If you teach in a public school, you have a state teaching license. If you have a state teaching license you have at least a bachelor’s degree in education and at least a semester of student teaching. At the minimum, assuming you attended pubic schools growing up, or something similar, you have been a part of the standard American system of education for 13 years, plus 4 years learning how to be a facilitator of that system, plus the number of years you have been a teacher in a public school. The minimum number of years being indoctrinated into the “school as factory” process of education is 17. 17 years. The thought processes, the habits, the instincts that are developed during those years run deep. They become a part of who we are.

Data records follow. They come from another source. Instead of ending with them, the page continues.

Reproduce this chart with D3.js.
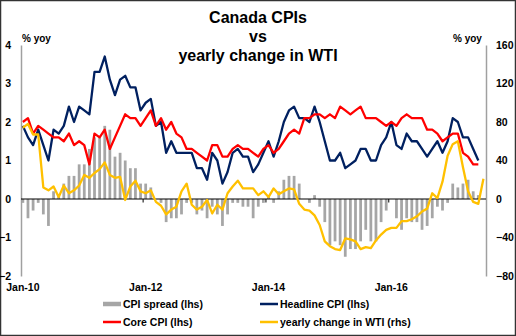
<!DOCTYPE html>
<html lang="en">
  <head>
    <meta charset="utf-8">
    <script src="https://cdnjs.cloudflare.com/ajax/libs/d3/7.8.5/d3.min.js"></script>
    <style>
      body { margin: 0; background: #fff; }
      text { font-family: "Liberation Sans", Arial, sans-serif; font-weight: bold; fill: #000; }
    </style>
  </head>
  <body>
    <script type="text/javascript">

      // months Jan-10 .. Jul-17 (category axis)
      var months = d3.timeMonth.range(new Date(2010, 0, 1), new Date(2017, 7, 1))
        .map(d3.timeFormat("%b-%y"));
      var xLabels = ["Jan-10", "Jan-12", "Jan-14", "Jan-16"];
      var leftTicks = [-2, -1, 0, 1, 2, 3, 4];
      var rightTicks = [-80, -40, 0, 40, 80, 120, 160];

      // % yoy, Jan-10 .. Jun-17
      var headline = [1.9, 1.6, 1.4, 1.8, 1.4, 1.0, 1.8, 1.7, 1.9, 2.4, 2.0, 2.4,
                      2.3, 2.2, 3.3, 3.3, 3.7, 3.1, 2.7, 3.1, 3.2, 2.9, 2.9, 2.3,
                      2.5, 2.6, 1.9, 2.0, 1.2, 1.5, 1.2, 1.2, 1.2, 1.2, 0.8, 0.8,
                      0.5, 1.2, 1.0, 0.4, 0.7, 1.2, 1.3, 1.1, 1.1, 0.7, 0.9, 1.2,
                      1.5, 1.1, 1.5, 2.0, 2.3, 2.4, 2.1, 2.1, 2.0, 2.4, 2.0, 1.5,
                      1.0, 1.0, 1.2, 0.8, 0.9, 1.0, 1.3, 1.3, 1.0, 1.0, 1.4, 1.6,
                      2.0, 1.4, 1.3, 1.7, 1.5, 1.5, 1.3, 1.1, 1.3, 1.5, 1.2, 1.5,
                      2.1, 2.0, 1.6, 1.6, 1.3, 1.0];
      var core = [2.0, 2.1, 1.7, 1.9, 1.8, 1.7, 1.6, 1.6, 1.5, 1.7, 1.4, 1.5,
                  1.4, 0.9, 1.7, 1.6, 1.8, 1.3, 1.6, 1.9, 2.2, 2.1, 2.1, 1.9,
                  2.1, 2.3, 1.9, 2.1, 1.8, 2.0, 1.7, 1.6, 1.3, 1.3, 1.2, 1.1,
                  1.0, 1.4, 1.4, 1.1, 1.1, 1.3, 1.4, 1.3, 1.3, 1.2, 1.1, 1.3,
                  1.4, 1.2, 1.3, 1.5, 1.7, 1.8, 1.7, 2.1, 2.1, 2.2, 2.2, 2.1,
                  2.2, 2.1, 2.4, 2.3, 2.2, 2.3, 2.4, 2.1, 2.1, 2.1, 2.0, 1.9,
                  2.0, 1.9, 2.1, 2.2, 2.1, 2.1, 2.1, 1.8, 1.8, 1.7, 1.5, 1.6,
                  1.7, 1.7, 1.2, 1.1, 0.9, 0.9];
      var spread = [-0.1, -0.5, -0.3, -0.1, -0.4, -0.7, 0.2, 0.1, 0.4, 0.6, 0.6, 0.9,
                    0.9, 1.3, 1.6, 1.6, 1.9, 1.8, 1.1, 1.2, 1.0, 0.8, 0.8, 0.4,
                    0.4, 0.3, 0.0, -0.1, -0.6, -0.5, -0.5, -0.4, -0.1, -0.1, -0.4, -0.3,
                    -0.5, -0.2, -0.4, -0.7, -0.4, -0.1, -0.1, -0.2, -0.2, -0.5, -0.2, -0.1,
                    0.1, -0.1, 0.2, 0.5, 0.6, 0.6, 0.4, 0.0, -0.1, 0.1, -0.2, -0.6,
                    -1.2, -1.1, -1.2, -1.5, -1.3, -1.3, -1.1, -0.8, -1.1, -1.1, -0.6, -0.3,
                    0.0, -0.5, -0.8, -0.5, -0.6, -0.6, -0.8, -0.7, -0.5, -0.2, -0.3, -0.1,
                    0.4, 0.3, 0.4, 0.5, 0.2, 0.1];
      // yearly change in WTI, %, Jan-10 .. Jul-17
      var wti = [74, 78, 67, 67, 12, 9, 13, 2, 14, 6, 9, 14,
                 25, 22, 27, 31, 38, 25, 22, 23, -1, 13, 19, 8,
                 6, 9, -3, -7, -16, -11, -8, 8, 16, -6, -11, -8,
                 -1, -15, -6, -11, 6, 13, 19, 11, 11, 11, 4, 8,
                 2, 11, 5, 8, 11, 10, -5, -11, -12, -17, -27, -44,
                 -49, -52, -53, -41, -42, -44, -52, -50, -51, -43, -37, -32,
                 -30, -30, -23, -23, -21, -18, -13, -10, 6, 1, 18, 45,
                 57, 60, 33, 8, -3, -5, 21];

      var width = 516, height = 336;
      var svg = d3.select("body").append("svg")
        .attr("width", width)
        .attr("height", height);

      svg.append("rect")
        .attr("x", 0.5).attr("y", 0.5)
        .attr("width", width - 1).attr("height", height - 1)
        .attr("fill", "#fff")
        .attr("stroke", "#333")
        .attr("stroke-width", 1.5);

      var x = d3.scaleBand().domain(months).range([20.3, 486]);
      var yL = d3.scaleLinear().domain([-2, 4]).range([276, 45]);
      var yR = d3.scaleLinear().domain([-80, 160]).range([276, 45]);
      var cx = function(i) { return x(months[i]) + x.bandwidth() / 2; };

      // bars
      svg.selectAll("rect.spread")
        .data(spread)
        .enter().append("rect")
        .attr("class", "spread")
        .attr("x", function(d, i) { return cx(i) - x.bandwidth() * 0.27; })
        .attr("width", x.bandwidth() * 0.54)
        .attr("y", function(d) { return yL(Math.max(0, d)); })
        .attr("height", function(d) { return Math.abs(yL(d) - yL(0)); })
        .attr("fill", "#a6a6a6");

      // y axes
      var left = svg.append("g")
        .attr("transform", "translate(21,0)")
        .call(d3.axisLeft(yL).tickValues(leftTicks).tickFormat(d3.format("d"))
          .tickSize(0).tickPadding(10).tickSizeOuter(0));
      var right = svg.append("g")
        .attr("transform", "translate(486,0)")
        .call(d3.axisRight(yR).tickValues(rightTicks).tickFormat(d3.format("d"))
          .tickSize(0).tickPadding(10).tickSizeOuter(0));
      [left, right].forEach(function(g) {
        g.select(".domain").attr("stroke", "#a0a0a0").attr("stroke-width", 1.5);
        g.selectAll("text").attr("font-size", 10.5).attr("font-family", null);
      });

      // zero line and ticks
      svg.append("line")
        .attr("x1", 21).attr("x2", 486)
        .attr("y1", yL(0)).attr("y2", yL(0))
        .attr("stroke", "#000").attr("stroke-width", 1);
      svg.selectAll("line.xtick")
        .data(xLabels.slice(1))
        .enter().append("line")
        .attr("x1", function(d) { return x(d); })
        .attr("x2", function(d) { return x(d); })
        .attr("y1", yL(0)).attr("y2", yL(0) + 3.5)
        .attr("stroke", "#000");

      // x labels
      var bottom = svg.append("g")
        .attr("transform", "translate(0,276)")
        .call(d3.axisBottom(x).tickValues(xLabels).tickSize(0).tickPadding(8));
      bottom.select(".domain").remove();
      bottom.selectAll("text").attr("font-size", 10.5).attr("font-family", null);

      // lines
      var lineL = d3.line().x(function(d, i) { return cx(i); }).y(function(d) { return yL(d); });
      var lineR = d3.line().x(function(d, i) { return cx(i); }).y(function(d) { return yR(d); });

      svg.append("path").datum(headline)
        .attr("d", lineL).attr("fill", "none")
        .attr("stroke", "#002060").attr("stroke-width", 2.3).attr("stroke-linejoin", "round");
      svg.append("path").datum(core)
        .attr("d", lineL).attr("fill", "none")
        .attr("stroke", "#ff0000").attr("stroke-width", 2.3).attr("stroke-linejoin", "round");
      svg.append("path").datum(wti)
        .attr("d", lineR).attr("fill", "none")
        .attr("stroke", "#ffc000").attr("stroke-width", 2.3).attr("stroke-linejoin", "round");

      // titles
      var title = ["Canada CPIs", "vs", "yearly change in WTI"];
      svg.selectAll("text.title")
        .data(title)
        .enter().append("text")
        .attr("class", "title")
        .attr("x", 258)
        .attr("y", function(d, i) { return 22.5 + i * 19; })
        .attr("text-anchor", "middle")
        .attr("font-size", 16)
        .text(function(d) { return d; });

      svg.append("text").attr("x", 22).attr("y", 41.5).attr("font-size", 10).text("% yoy");
      svg.append("text").attr("x", 453).attr("y", 41.5).attr("font-size", 10).text("% yoy");

      // legend
      var legend = [
        {name: "CPI spread (lhs)", color: "#a6a6a6", w: 4.5, x: 103, y: 304},
        {name: "Headline CPI (lhs)", color: "#002060", w: 2.5, x: 260, y: 304},
        {name: "Core CPI (lhs)", color: "#ff0000", w: 2.5, x: 103, y: 322},
        {name: "yearly change in WTI (rhs)", color: "#ffc000", w: 2.5, x: 260, y: 322}
      ];
      var lg = svg.selectAll("g.legend").data(legend).enter().append("g")
        .attr("class", "legend")
        .attr("transform", function(d) { return "translate(" + d.x + "," + d.y + ")"; });
      lg.append("line")
        .attr("x1", 0).attr("x2", 18)
        .attr("stroke", function(d) { return d.color; })
        .attr("stroke-width", function(d) { return d.w; });
      lg.append("text")
        .attr("x", 20).attr("y", 3.8)
        .attr("font-size", 10.5)
        .text(function(d) { return d.name; });
    </script>
  </body>
</html>
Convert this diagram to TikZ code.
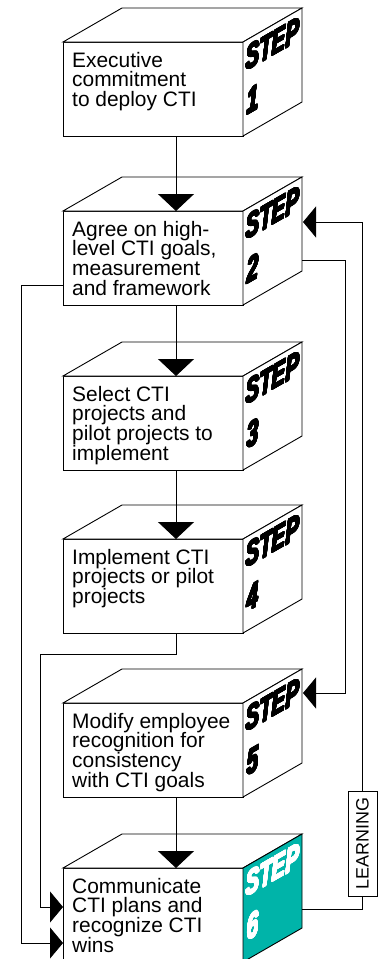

“Traditional teaching fits both a teacher’s memory and the culturally dominant view of what school is, and teachers who have less understanding of alternatives will naturally fall back on it.”

“Teachers have to work very hard to use unconventional methods in the face of all the structural support schools provide for the traditional method.”
-Science Behind the Genius, pg. 13

In order to embrace the Montessori Philosophy, we must go through the fire. A change must occur in us at a deep, spiritual level. While camping with my family this summer, I noticed several times that the wood on the campfire, the wood that creates the most heat, is burning from the inside out. It has become consumed by the fire, not in a way that it is gone, but in a way that from its core, it is radiating heat outward.

“It is my belief that the thing which we should cultivate in our teachers is more the spirit than the mechanical skill of the scientist: that is, the direction of the preparation should be toward the spirit rather than toward the mechanism.”
-Maria Montessori

Practicing the Montessori Philosophy must radiate from the core of who we are. Our beliefs about education and children, and possibly even the world have to be reexamined and possibly changed. It is hard. But it is necessary.